In their third and final year hosting the Golden Globes on Sunday, January 11, Tina Fey and Amy Poehler held nothing back – and the winners followed suit, commenting on current issues of activism in their acceptance speeches throughout the night. Women in film spoke up for one another, and actors and actresses spoke up for the trans* community and people of color fighting for rights today.
No one and nothing was safe during Tina and Amy’s opening monologue. The two started the evening by cracking jokes about The Interview, this year’s most controversial film by far. As they said, the Golden Globes was a night “to honor all the movies North Korea is okay with.” On a more serious note later in the evening, Hollywood Foreign Press Association President Theor Kingma spoke out in support of free speech “from North Korea to Paris.”
Next in the opening monologue, Amy commented on Hollywood’s standards for women, saying that Boyhood, a movie filmed over the course of 12 years with the same cast, proves that there are “still great roles for women over 40 as long as you get hired under 40.”
Tina continued on that same line of thought when she said that it took Steve Carell 2 hours each day to prepare for his role in Foxcatcher, and for comparison, it took her 3 hours prior to the Golden Globes to prepare for her role as “human woman.”
Tina’s comments about Amal Alamuddin’s achievements as a human rights lawyer were met with thunderous applause. Amal is best known for being George Clooney’s wife, but she certainly deserves to be known for her own work.
As Tina said, “Amal is a human rights lawyer who worked on the Enron case, was an adviser to Kofi Annan regarding Syria and was selected for a three-person U.N. commission investigating rules of war violations in the Gaza Strip. So tonight, her husband is getting a lifetime achievement award.”

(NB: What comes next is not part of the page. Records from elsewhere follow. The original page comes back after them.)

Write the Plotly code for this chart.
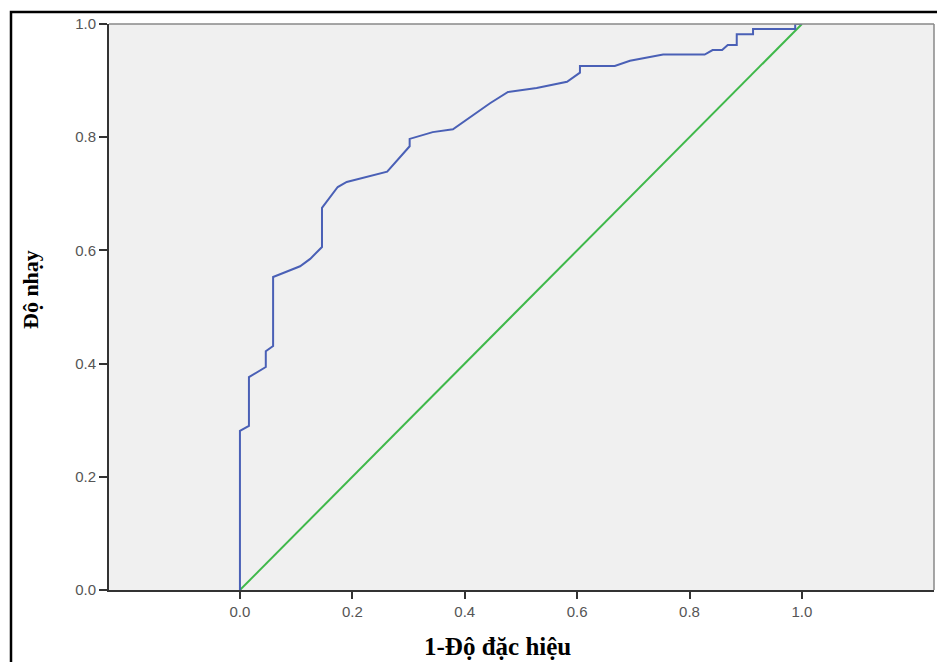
import plotly.graph_objects as go

# ROC curve
fpr = [0.0, 0.0, 0.016, 0.016, 0.046, 0.046, 0.059, 0.059, 0.077, 0.107, 0.125, 0.146,
       0.146, 0.160, 0.174, 0.190, 0.262, 0.302, 0.302, 0.343, 0.379, 0.445, 0.477,
       0.528, 0.582, 0.605, 0.605, 0.667, 0.694, 0.753, 0.827, 0.841, 0.858, 0.868,
       0.884, 0.884, 0.913, 0.913, 0.988, 0.988, 1.0]
tpr = [0.0, 0.281, 0.290, 0.376, 0.394, 0.422, 0.431, 0.553, 0.560, 0.572, 0.585, 0.606,
       0.675, 0.694, 0.712, 0.721, 0.739, 0.784, 0.797, 0.809, 0.814, 0.860, 0.880,
       0.887, 0.898, 0.914, 0.926, 0.926, 0.935, 0.946, 0.946, 0.954, 0.954, 0.963,
       0.963, 0.982, 0.982, 0.991, 0.991, 1.0, 1.0]
ref_x = [0.0, 1.0]
ref_y = [0.0, 1.0]
tick_vals = [0.0, 0.2, 0.4, 0.6, 0.8, 1.0]
tick_text = ["0.0", "0.2", "0.4", "0.6", "0.8", "1.0"]

W, H = 937, 662
L, R, T, B = 109, 3, 24, 72
pw, ph = W - L - R, H - T - B

def px(x):
    return (x - L) / pw

def py(y):
    return (H - B - y) / ph

fig = go.Figure()
fig.add_trace(go.Scatter(x=ref_x, y=ref_y, mode="lines",
                         line=dict(color="#3fb84a", width=2), hoverinfo="skip"))
fig.add_trace(go.Scatter(x=fpr, y=tpr, mode="lines",
                         line=dict(color="#4a60b6", width=2), hoverinfo="skip"))

tickfont = dict(family="Liberation Sans, Arial", size=15, color="#555555")
fig.update_layout(
    width=W, height=H,
    margin=dict(l=L, r=R, t=T, b=B),
    paper_bgcolor="white", plot_bgcolor="#f0f0f0",
    showlegend=False,
    xaxis=dict(range=[-0.233, 1.235], tickvals=tick_vals, ticktext=tick_text,
               showgrid=False, zeroline=False, showline=True, linecolor="#333333",
               linewidth=2, ticks="outside", ticklen=7, tickwidth=2, tickcolor="#333333",
               tickfont=tickfont),
    yaxis=dict(range=[0, 1], tickvals=tick_vals, ticktext=tick_text,
               showgrid=False, zeroline=False, showline=True, linecolor="#333333",
               linewidth=2, ticks="outside", ticklen=8, tickwidth=2, tickcolor="#333333",
               tickfont=tickfont),
    shapes=[
        dict(type="line", xref="paper", yref="paper", x0=0, x1=1, y0=1, y1=1,
             line=dict(color="#888888", width=1.5), layer="above"),
        dict(type="line", xref="paper", yref="paper", x0=1, x1=1, y0=0, y1=1,
             line=dict(color="#888888", width=1.5), layer="above"),
        dict(type="rect", xref="paper", yref="paper",
             x0=px(11), x1=px(945), y0=py(680), y1=py(12),
             line=dict(color="black", width=2.5), layer="above"),
    ],
    annotations=[
        dict(text="<b>1-Độ đặc hiệu</b>", xref="paper", yref="paper",
             x=px(497), y=py(646), xanchor="center", yanchor="middle", showarrow=False,
             font=dict(family="Liberation Serif, Times New Roman", size=25, color="black")),
        dict(text="<b>Độ nhạy</b>", xref="paper", yref="paper", textangle=-90,
             x=px(30), y=py(290), xanchor="center", yanchor="middle", showarrow=False,
             font=dict(family="Liberation Serif, Times New Roman", size=22, color="black")),
    ],
)
fig.write_html("out.html", config={"displayModeBar": False},
               post_script="document.body.style.margin='0';document.body.style.overflow='hidden';")
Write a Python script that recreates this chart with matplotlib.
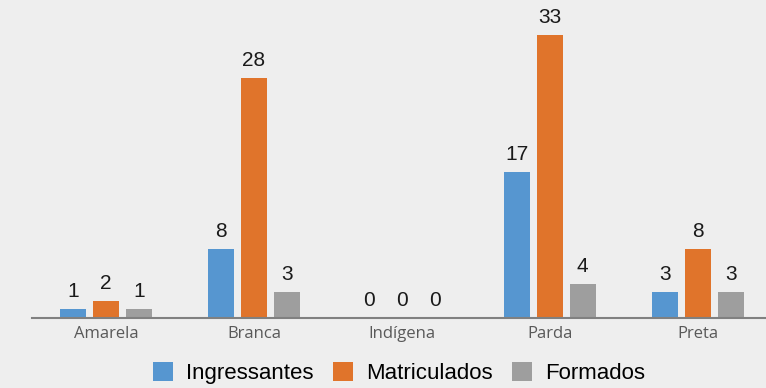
import numpy as np
import matplotlib.pyplot as plt
from matplotlib.patches import Patch

categorias = ['Amarela', 'Branca', 'Indígena', 'Parda', 'Preta']
ingressantes = [1, 8, 0, 17, 3]
matriculados = [2, 28, 0, 33, 8]
formados = [1, 3, 0, 4, 3]

series = ['Ingressantes', 'Matriculados', 'Formados']
cores = ['#5696d0', '#e0742b', '#9e9e9e']
bg = '#eeeeee'

fig = plt.figure(figsize=(7.66, 3.88), dpi=100, facecolor=bg)
ax = fig.add_axes([32 / 766, 1 - 318 / 388, 1 - 32 / 766, 318 / 388])
ax.set_facecolor(bg)

x = np.arange(len(categorias))
w = 0.175
off = 0.222
for k, (vals, cor) in enumerate(zip([ingressantes, matriculados, formados], cores)):
    pos = x + (k - 1) * off
    ax.bar(pos, vals, width=w, color=cor, zorder=2)
    for p, v in zip(pos, vals):
        ax.text(p, v + 0.95, str(v), ha='center', va='bottom', fontsize=15,
                family='Liberation Sans', color='#1a1a1a')

ax.set_xlim(-0.5, 4.46)
ax.set_ylim(0, 37.06)
for s in ['top', 'right', 'left']:
    ax.spines[s].set_visible(False)
ax.spines['bottom'].set_color('#808080')
ax.spines['bottom'].set_linewidth(1.5)
ax.set_yticks([])
ax.set_xticks(x)
ax.set_xticklabels(categorias, fontsize=12, color='#595959', family='Open Sans')
ax.tick_params(axis='x', length=0, pad=6)

handles = [Patch(facecolor=c, label=s) for s, c in zip(series, cores)]
fig.legend(handles=handles, loc='center', bbox_to_anchor=(399 / 766, 1 - 373 / 388),
           ncol=3, frameon=False, prop={'family': 'Liberation Sans', 'size': 16},
           handlelength=0.9, handleheight=0.9, handletextpad=0.6, columnspacing=0.85,
           borderpad=0, borderaxespad=0)

fig.savefig('out.png', dpi=100, facecolor=bg)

Of course, George Clooney’s work as a human rights activist was highlighted during his award, but it was a welcome change to hear Alma’s work highlighted as well.
Tina also used Drama of the Year nominee Selma to comment on current events in America today. She sarcastically called Selma, “the American Civil Rights movement that totally worked and now everything’s fine.” Later, Common and John Legend won Best Original Song for ‘Glory; from Selma, and Common took that moment to say to the audience: “Selma is now.”
Tina and Amy concluded their opening monologue with jokes about Bill Cosby. The audience sounded shocked at the jokes, but Tina and Amy were careful to make them not at the expense of rape victims, but at Bill Cosby himself, mimicking his voice.
One of the first awards of the evening went to Joanne Froggatt for Best Supporting Actress for her role as Anna Bates in Downton Abbey. During her acceptance speech, Joanna said that she received letters from women in response to her character’s rape during the last season.
“One woman summed up the thoughts of many, saying she wasn’t sure why she had written but she just felt in some way she wanted to be heard,” Joanna said. “I’d like to say, I heard you and I hope saying this so publicly in some way means you feel the world hears you.”
Another highlight of the evening was Gina Rodriguez’s tearful acceptance of the award for Best Actress in a Television Series (Comedy) for her role in Jane the Virgin. Gina spoke up for Latino culture in her acceptance speech, saying, “this award is so much more than myself. It represents a culture that wants to see themselves as heroes. My father used to tell me to say every morning: ‘Today is going to be a great day. I can and I will.’ Well, Dad. Today is a great day. I can and I did.”
The transgender community was represented at the Golden Globes by the Amazon Play series Transparent, which won for Best Television Series (Comedy or Musical). Producer and writer Jill Soloway dedicated the Golden Globe to Leelah Alcorn “and transgender people who died too young.”
Later in the evening, Jeffrey Tambor won Best Actor in a Television Series (Comedy or Musical) for his portrayal of Maura Pfefferman, a transgender woman in the midst of her transition.
“I want to dedicate my performance and this award to the transgender community,” Jeffery said. “Thank you. Thank you, thank you, thank you for your courage. Thank you for your inspiration. Thank you for your patience. And thank you for letting us be a part of the change.”
Amy Adams was also among winners using their acceptance speech time to speak up. She won Best Actress in a Comedy or Musical for her role in Big Eyes. Amy played Margaret Keane, a real painter from the ‘50s and ‘60s whose husband took credit for her work. Amy commented that her character was a woman with a quiet voice who finally got to use it.
“It’s so wonderful that women today have such a strong voice,” Amy said. “I have a four-and-a-half-year-old, and I’m so grateful to have all the women in this room. You speak to her so loudly.”
Maggie Gyllenhaal, who won Best Actress in a Miniseries or TV Movie for The Honorable Woman, thanked the ‘honorable’ women in her personal life, and Patricia Arquette of Boyhood spoke up for single mothers in her acceptance speech for Supporting Actress in Boyhood.
Amy Poehler and Tina Fey ended their three-year run as Golden Globes hosts by cracking jokes that made viewers laugh while drawing attention to important issues. Hopefully award seasons will continue to tackle activist issues in 2015 and years to come, even without Tina and Amy as hosts.